Introduction to advanced work in interdisciplinary studies centered on broadly based questions and problems. Stresses the skills necessary to engage in upper-division research and learning in the Interdisciplinary Arts and Sciences Program.
Inquiry is the process of asking questions and finding answers. It includes evaluating and generating evidence—pieces of information that speak to your questions—and, perhaps most importantly, making arguments—claims about how your evidence constitutes answers. Academic disciplines are defined by the kinds of questions they ask, what they consider valid evidence, and how they make arguments. Interdisciplinary inquiry draws on the conventions of multiple disciplines, choosing the questions, methods, and styles of argumentation that are most appropriate to the problems and issues it addresses. In this class, we will study the relationship between questions, evidence, and arguments, in order to prepare you to conduct interdisciplinary inquiry in the IAS program and beyond. You will learn - how to frame a research question in both disciplinary and interdisciplinary terms; - how to assess evidence that is presented as part of an argument—gaining familiarity in the process with common techniques for generating evidence; and - how to make an argument by mobilizing evidence.
To learn these skills, we will consider the things that puzzle us about technology—especially how it shapes and is shaped by social life—as a starting point for inquiry. We will look at how scholars of various sorts have structured arguments about technology and draw on their examples to progressively refine our own questions and develop approaches to answering them.
Student learning goals
To understand the concept of interdisciplinary knowledge production and the ways in which it underwrites all aspects of the IAS Program.
To become a better critical thinker and writer--one who is capable of posing, answering and reposing a variety of critical questions.
To become a better researcher--one who is able to use the resources at UWB and elsewhere both efficiently and effectively.

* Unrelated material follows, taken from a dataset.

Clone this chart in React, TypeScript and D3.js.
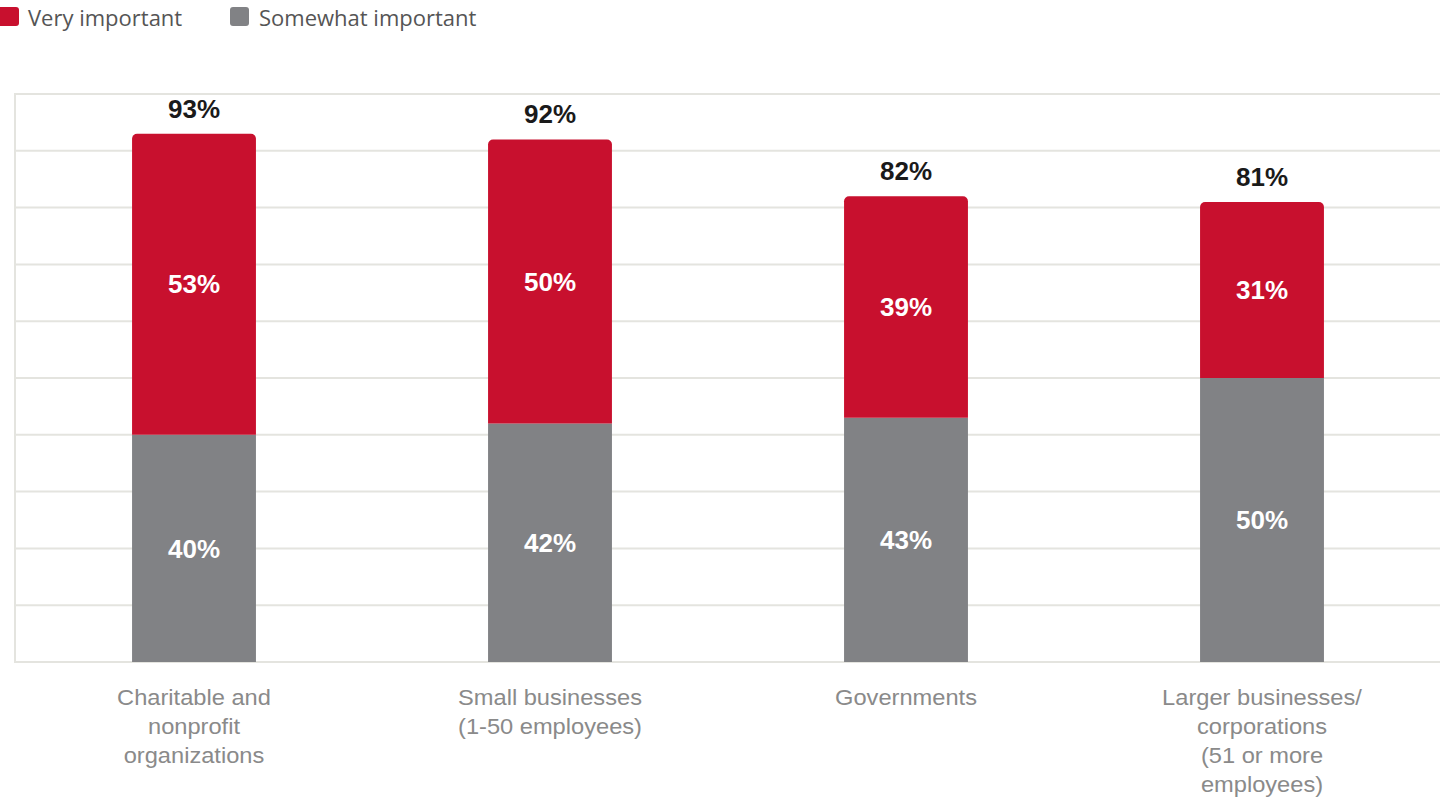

To become a better speaker--one who is able to communicate clearly and engagingly about complicated topics, arguments and issues.
To learn how to work well collaboratively, as both a learner and a researcher.

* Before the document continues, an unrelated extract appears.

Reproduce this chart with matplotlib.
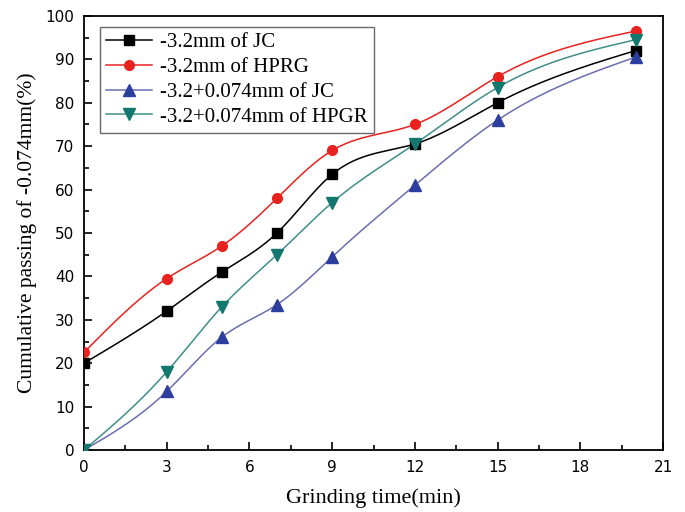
import numpy as np
import matplotlib.pyplot as plt

time_min = [0, 3, 5, 7, 9, 12, 15, 20]
jc_fine = [20.0, 32.0, 41.0, 50.0, 63.5, 70.5, 80.0, 92.0]
hpgr_fine = [22.5, 39.5, 47.0, 58.0, 69.0, 75.0, 86.0, 96.5]
jc_coarse = [0.0, 13.5, 26.0, 33.5, 44.5, 61.0, 76.0, 90.5]
hpgr_coarse = [0.0, 18.0, 33.0, 45.0, 57.0, 70.5, 83.5, 94.5]

labels = ['-3.2mm of JC', '-3.2mm of HPRG', '-3.2+0.074mm of JC', '-3.2+0.074mm of HPGR']


def natural_spline(x, y, n=300):
    # natural cubic spline through the points, only used to draw the smooth line
    x = np.asarray(x, float)
    y = np.asarray(y, float)
    k = len(x)
    h = np.diff(x)
    A = np.zeros((k, k))
    b = np.zeros(k)
    A[0, 0] = 1
    A[-1, -1] = 1
    for i in range(1, k - 1):
        A[i, i - 1] = h[i - 1]
        A[i, i] = 2 * (h[i - 1] + h[i])
        A[i, i + 1] = h[i]
        b[i] = 6 * ((y[i + 1] - y[i]) / h[i] - (y[i] - y[i - 1]) / h[i - 1])
    M = np.linalg.solve(A, b)
    xs = np.linspace(x[0], x[-1], n)
    idx = np.clip(np.searchsorted(x, xs) - 1, 0, k - 2)
    x0, x1 = x[idx], x[idx + 1]
    hh = x1 - x0
    t0 = x1 - xs
    t1 = xs - x0
    ys = (M[idx] * t0**3 + M[idx + 1] * t1**3) / (6 * hh) \
        + (y[idx] / hh - M[idx] * hh / 6) * t0 \
        + (y[idx + 1] / hh - M[idx + 1] * hh / 6) * t1
    return xs, ys


fig = plt.figure(figsize=(6.85, 5.12), dpi=100)
ax = fig.add_axes([0.1226, 0.121, 0.8454, 0.848])

series = [
    (jc_fine, 'black', 'black', 's', 6.5),
    (hpgr_fine, '#e8231f', '#e8231f', 'o', 7),
    (jc_coarse, '#2d3f9e', '#6b6db0', '^', 8),
    (hpgr_coarse, '#12776f', '#3f8f88', 'v', 8),
]

handles = []
for (vals, mc, lc, mk, ms), lab in zip(series, labels):
    xs, ys = natural_spline(time_min, vals)
    ax.plot(xs, ys, color=lc, lw=1.1, zorder=2)
    ax.plot(time_min, vals, ls='none', marker=mk, ms=ms, color=mc, zorder=3)
    h, = ax.plot([], [], color=lc, lw=1.1, marker=mk, ms=ms, mfc=mc, mec=mc)
    handles.append(h)

ax.set_xlim(0, 21)
ax.set_ylim(0, 100)
ax.set_xticks(np.arange(0, 22, 3))
ax.set_xticks(np.arange(0, 21, 1.5), minor=True)
ax.set_yticks(np.arange(0, 101, 10))
ax.set_yticks(np.arange(0, 101, 5), minor=True)
ax.tick_params(which='both', direction='in', top=False, right=False, width=1.2)
ax.tick_params(which='major', length=6, labelsize=11, pad=7)
ax.tick_params(which='minor', length=3.5)
for s in ax.spines.values():
    s.set_linewidth(1.3)

ax.set_xlabel('Grinding time(min)', family='Liberation Serif', fontsize=16, labelpad=10)
ax.set_ylabel('Cumulative passing of -0.074mm(%)', family='Liberation Serif', fontsize=15.5, labelpad=6)

leg = ax.legend(handles, labels, loc='upper left', bbox_to_anchor=(0.02, 0.985),
                prop={'family': 'Liberation Serif', 'size': 15}, frameon=True,
                fancybox=False, edgecolor='#444444', handlelength=2.2,
                labelspacing=0.25, borderpad=0.3, handletextpad=0.4,
                borderaxespad=0.2)
leg.get_frame().set_linewidth(1.0)

fig.savefig('out.png', dpi=100)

General method of instruction
Careful reading of key texts, group discussion, and collaborative research.
No formal prerequisites are required, but curiosity about how we know what we know is recommended.

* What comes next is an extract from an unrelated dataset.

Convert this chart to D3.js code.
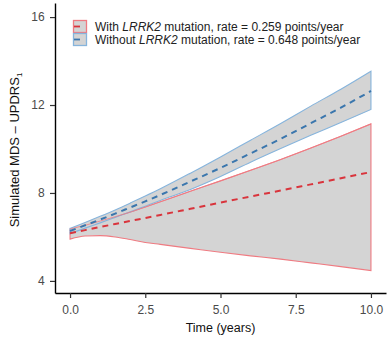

Class assignments and grading
Students will - write and re-write an essay that makes an argument about their best learning experience; - work in a group to pose and iteratively refine a research question about technology and society; and - assemble a learning portfolio that gives evidence of their on progress one or more of the four IAS learning objectives.
Quality of final products and thoughtful, timely completion of intermediate assignments.